▶ [Description of the task]
Of the lines in this listing, how many contain the word "that"? Give the number and nothing else.

<<<<

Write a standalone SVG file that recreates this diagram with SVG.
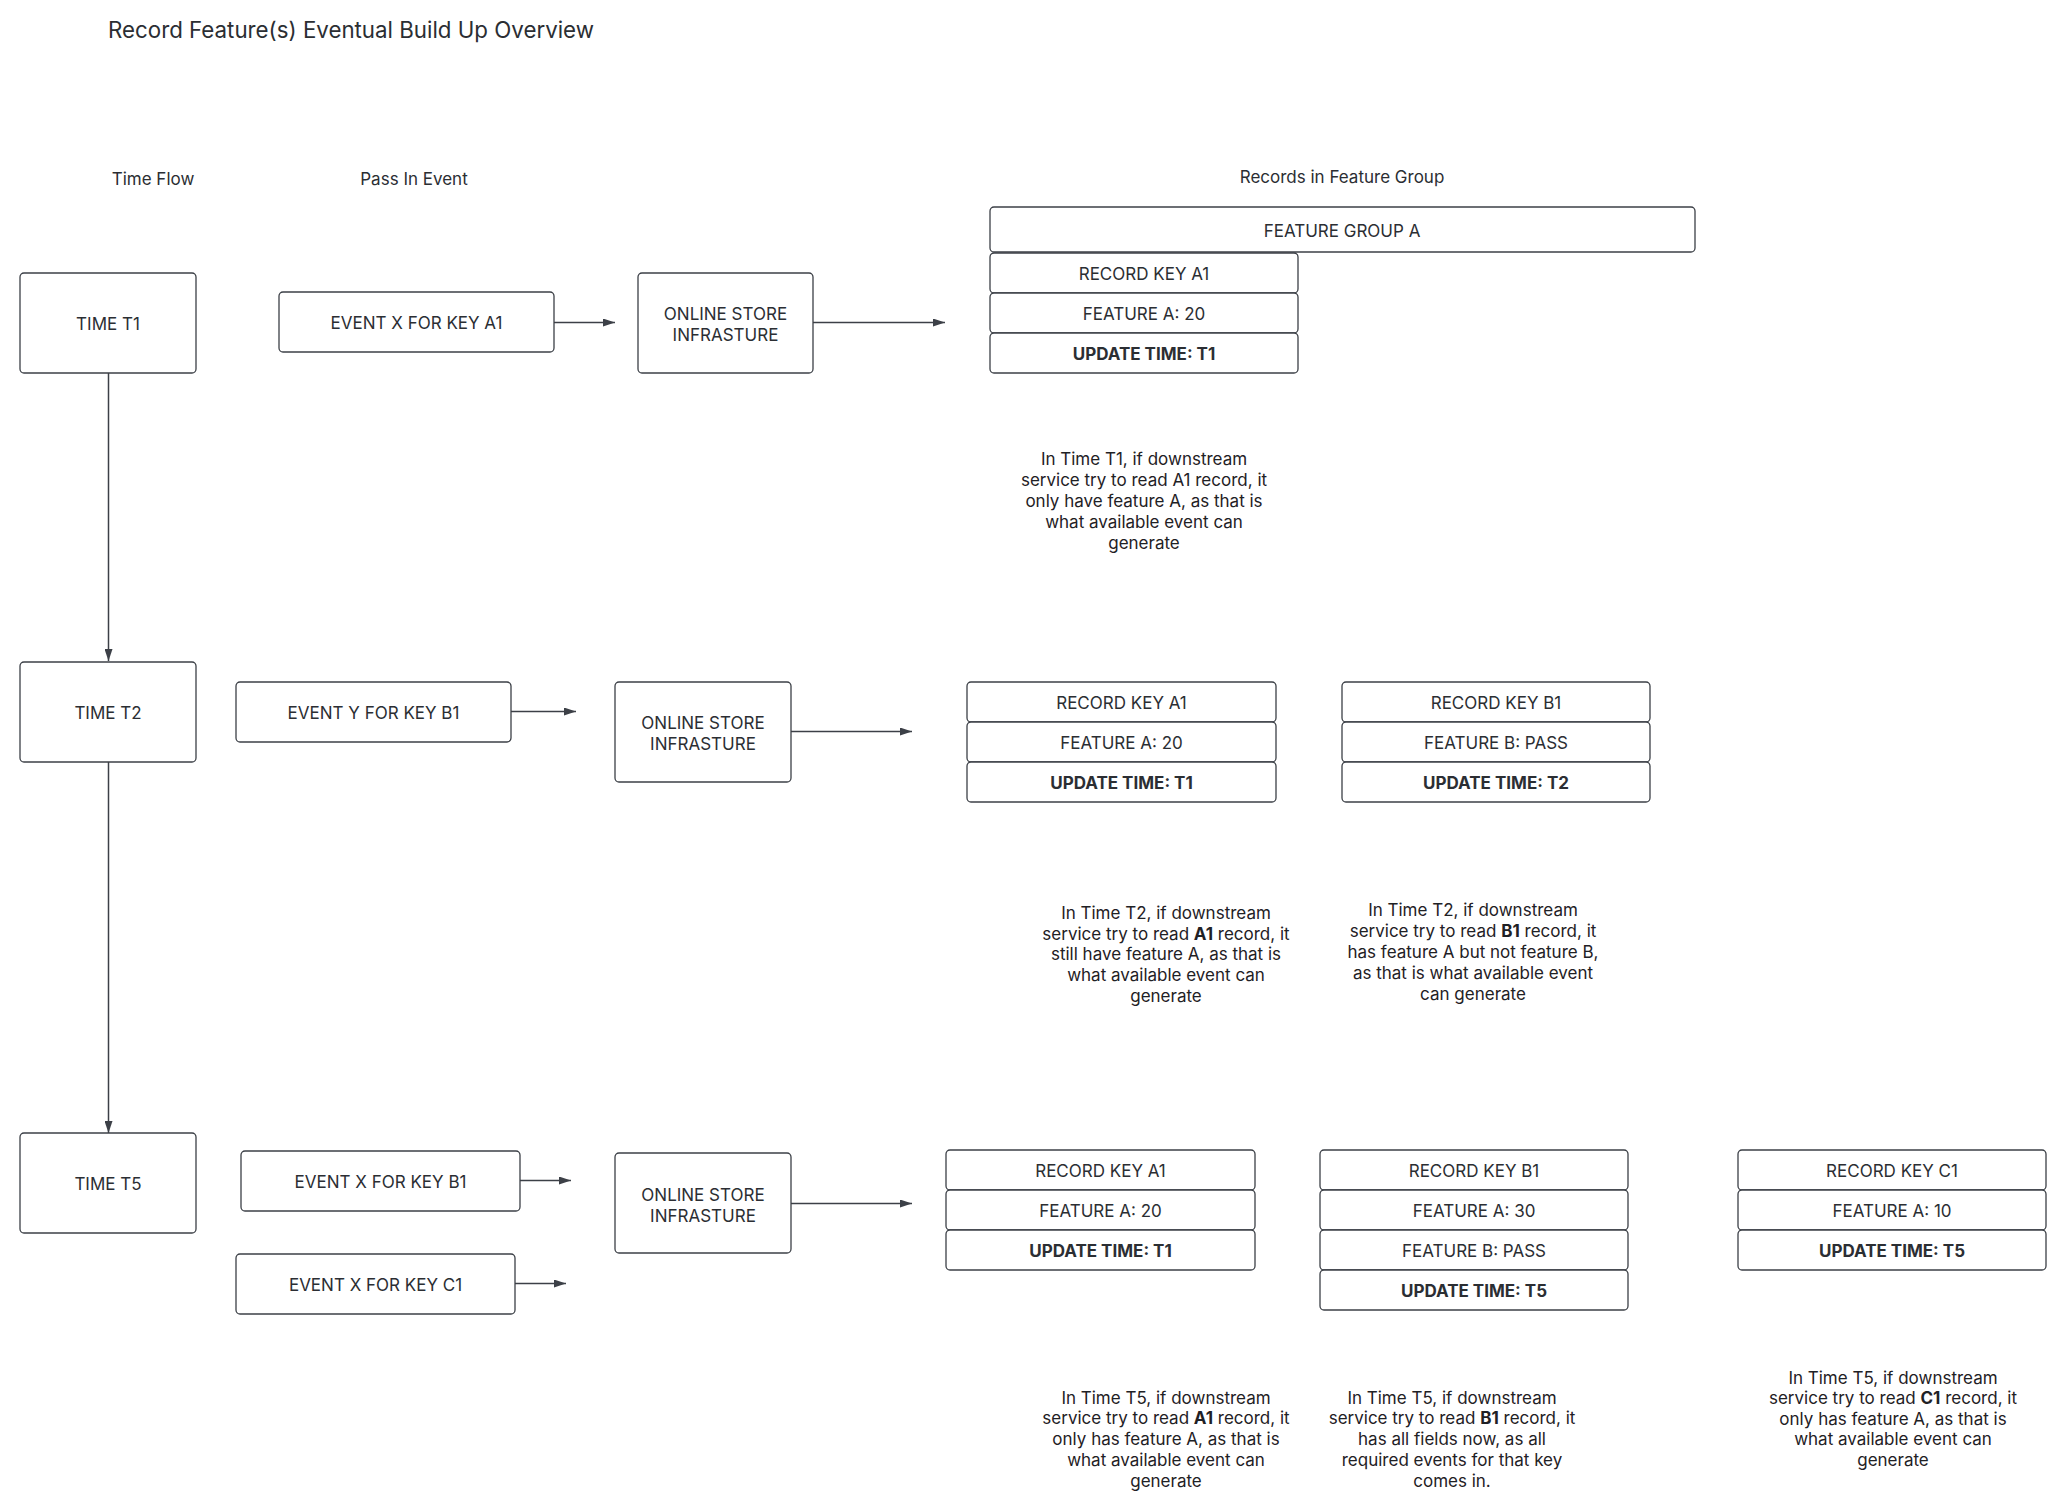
<svg xmlns="http://www.w3.org/2000/svg" width="2047" height="1509" viewBox="0 0 2047 1509">
<defs>
<style>
text{font-family:Inter,"Liberation Sans",sans-serif;fill:#2b2e33;}
.title{font-size:22.3px;}
.head{font-size:17px;}
.lbl{font-size:17px;text-anchor:middle;dominant-baseline:central;}
.b{font-weight:700;}
.note{font-size:17px;text-anchor:middle;dominant-baseline:central;fill:#1f2125;}
.box{fill:#fff;stroke:#3c4047;stroke-width:1.3;}
.conn{stroke:#3c4047;stroke-width:1.5;fill:none;marker-end:url(#ah);}
</style>
<marker id="ah" markerUnits="userSpaceOnUse" markerWidth="12" markerHeight="8" refX="12" refY="4" orient="auto">
<path d="M0,0 L12,4 L0,8 z" fill="#3c4047"/>
</marker>
</defs>
<rect width="2047" height="1509" fill="#fff"/>

<text class="title" x="108" y="37.5">Record Feature(s) Eventual Build Up Overview</text>
<text class="head" x="153" y="184.5" text-anchor="middle">Time Flow</text>
<text class="head" x="414" y="184.5" text-anchor="middle">Pass In Event</text>
<text class="head" x="1342" y="182.5" text-anchor="middle">Records in Feature Group</text>

<g id="connectors">
<line class="conn" x1="108.5" y1="373" x2="108.5" y2="661"/>
<line class="conn" x1="108.5" y1="762" x2="108.5" y2="1133"/>
<line class="conn" x1="554" y1="322.5" x2="615" y2="322.5"/>
<line class="conn" x1="813" y1="322.5" x2="945" y2="322.5"/>
<line class="conn" x1="511" y1="711.5" x2="576" y2="711.5"/>
<line class="conn" x1="791" y1="731.5" x2="912" y2="731.5"/>
<line class="conn" x1="520" y1="1180.5" x2="571" y2="1180.5"/>
<line class="conn" x1="515" y1="1283.5" x2="566" y2="1283.5"/>
<line class="conn" x1="791" y1="1203.5" x2="912" y2="1203.5"/>
</g>

<g id="time-t1"><rect class="box" x="20" y="273" width="176" height="100" rx="4"/><text class="lbl" x="108" y="324">TIME T1</text></g>
<g id="time-t2"><rect class="box" x="20" y="662" width="176" height="100" rx="4"/><text class="lbl" x="108" y="713">TIME T2</text></g>
<g id="time-t5"><rect class="box" x="20" y="1133" width="176" height="100" rx="4"/><text class="lbl" x="108" y="1184">TIME T5</text></g>

<g id="event-x-a1"><rect class="box" x="279" y="292" width="275" height="60" rx="4"/><text class="lbl" x="416.5" y="323">EVENT X FOR KEY A1</text></g>
<g id="event-y-b1"><rect class="box" x="236" y="682" width="275" height="60" rx="4"/><text class="lbl" x="373.5" y="713">EVENT Y FOR KEY B1</text></g>
<g id="event-x-b1"><rect class="box" x="241" y="1151" width="279" height="60" rx="4"/><text class="lbl" x="380.5" y="1182">EVENT X FOR KEY B1</text></g>
<g id="event-x-c1"><rect class="box" x="236" y="1254" width="279" height="60" rx="4"/><text class="lbl" x="375.5" y="1285">EVENT X FOR KEY C1</text></g>

<g id="store-t1"><rect class="box" x="638" y="273" width="175" height="100" rx="4"/><text class="lbl" x="725.5" y="314">ONLINE STORE</text><text class="lbl" x="725.5" y="335">INFRASTURE</text></g>
<g id="store-t2"><rect class="box" x="615" y="682" width="176" height="100" rx="4"/><text class="lbl" x="703" y="723">ONLINE STORE</text><text class="lbl" x="703" y="744">INFRASTURE</text></g>
<g id="store-t5"><rect class="box" x="615" y="1153" width="176" height="100" rx="4"/><text class="lbl" x="703" y="1195">ONLINE STORE</text><text class="lbl" x="703" y="1216">INFRASTURE</text></g>

<g id="feature-group-a"><rect class="box" x="990" y="207" width="705" height="45" rx="4"/><text class="lbl" x="1342" y="230.5">FEATURE GROUP A</text></g>

<g id="t1-record-a1">
<rect class="box" x="990" y="253" width="308" height="40" rx="4"/><text class="lbl" x="1144" y="274">RECORD KEY A1</text>
<rect class="box" x="990" y="293" width="308" height="40" rx="4"/><text class="lbl" x="1144" y="314">FEATURE A: 20</text>
<rect class="box" x="990" y="333" width="308" height="40" rx="4"/><text class="lbl b" x="1144" y="354">UPDATE TIME: T1</text>
</g>

<g id="t2-record-a1">
<rect class="box" x="967" y="682" width="309" height="40" rx="4"/><text class="lbl" x="1121.5" y="703">RECORD KEY A1</text>
<rect class="box" x="967" y="722" width="309" height="40" rx="4"/><text class="lbl" x="1121.5" y="743">FEATURE A: 20</text>
<rect class="box" x="967" y="762" width="309" height="40" rx="4"/><text class="lbl b" x="1121.5" y="783">UPDATE TIME: T1</text>
</g>
<g id="t2-record-b1">
<rect class="box" x="1342" y="682" width="308" height="40" rx="4"/><text class="lbl" x="1496" y="703">RECORD KEY B1</text>
<rect class="box" x="1342" y="722" width="308" height="40" rx="4"/><text class="lbl" x="1496" y="743">FEATURE B: PASS</text>
<rect class="box" x="1342" y="762" width="308" height="40" rx="4"/><text class="lbl b" x="1496" y="783">UPDATE TIME: T2</text>
</g>

<g id="t5-record-a1">
<rect class="box" x="946" y="1150" width="309" height="40" rx="4"/><text class="lbl" x="1100.5" y="1171">RECORD KEY A1</text>
<rect class="box" x="946" y="1190" width="309" height="40" rx="4"/><text class="lbl" x="1100.5" y="1211">FEATURE A: 20</text>
<rect class="box" x="946" y="1230" width="309" height="40" rx="4"/><text class="lbl b" x="1100.5" y="1251">UPDATE TIME: T1</text>
</g>
<g id="t5-record-b1">
<rect class="box" x="1320" y="1150" width="308" height="40" rx="4"/><text class="lbl" x="1474" y="1171">RECORD KEY B1</text>
<rect class="box" x="1320" y="1190" width="308" height="40" rx="4"/><text class="lbl" x="1474" y="1211">FEATURE A: 30</text>
<rect class="box" x="1320" y="1230" width="308" height="40" rx="4"/><text class="lbl" x="1474" y="1251">FEATURE B: PASS</text>
<rect class="box" x="1320" y="1270" width="308" height="40" rx="4"/><text class="lbl b" x="1474" y="1291">UPDATE TIME: T5</text>
</g>
<g id="t5-record-c1">
<rect class="box" x="1738" y="1150" width="308" height="40" rx="4"/><text class="lbl" x="1892" y="1171">RECORD KEY C1</text>
<rect class="box" x="1738" y="1190" width="308" height="40" rx="4"/><text class="lbl" x="1892" y="1211">FEATURE A: 10</text>
<rect class="box" x="1738" y="1230" width="308" height="40" rx="4"/><text class="lbl b" x="1892" y="1251">UPDATE TIME: T5</text>
</g>

<g id="note-t1-a1">
<text class="note" x="1144" y="459">In Time T1, if downstream</text>
<text class="note" x="1144" y="480">service try to read A1 record, it</text>
<text class="note" x="1144" y="501">only have feature A, as that is</text>
<text class="note" x="1144" y="522">what available event can</text>
<text class="note" x="1144" y="543">generate</text>
</g>
<g id="note-t2-a1">
<text class="note" x="1166" y="913">In Time T2, if downstream</text>
<text class="note" x="1166" y="934">service try to read <tspan class="b">A1</tspan> record, it</text>
<text class="note" x="1166" y="954">still have feature A, as that is</text>
<text class="note" x="1166" y="975">what available event can</text>
<text class="note" x="1166" y="996">generate</text>
</g>
<g id="note-t2-b1">
<text class="note" x="1473" y="910">In Time T2, if downstream</text>
<text class="note" x="1473" y="931">service try to read <tspan class="b">B1</tspan> record, it</text>
<text class="note" x="1473" y="952">has feature A but not feature B,</text>
<text class="note" x="1473" y="973">as that is what available event</text>
<text class="note" x="1473" y="994">can generate</text>
</g>
<g id="note-t5-a1">
<text class="note" x="1166" y="1398">In Time T5, if downstream</text>
<text class="note" x="1166" y="1418">service try to read <tspan class="b">A1</tspan> record, it</text>
<text class="note" x="1166" y="1439">only has feature A, as that is</text>
<text class="note" x="1166" y="1460">what available event can</text>
<text class="note" x="1166" y="1481">generate</text>
</g>
<g id="note-t5-b1">
<text class="note" x="1452" y="1398">In Time T5, if downstream</text>
<text class="note" x="1452" y="1418">service try to read <tspan class="b">B1</tspan> record, it</text>
<text class="note" x="1452" y="1439">has all fields now, as all</text>
<text class="note" x="1452" y="1460">required events for that key</text>
<text class="note" x="1452" y="1481">comes in.</text>
</g>
<g id="note-t5-c1">
<text class="note" x="1893" y="1378">In Time T5, if downstream</text>
<text class="note" x="1893" y="1398">service try to read <tspan class="b">C1</tspan> record, it</text>
<text class="note" x="1893" y="1419">only has feature A, as that is</text>
<text class="note" x="1893" y="1439">what available event can</text>
<text class="note" x="1893" y="1460">generate</text>
</g>
</svg>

>>>>

▶ [Exercise solution]
7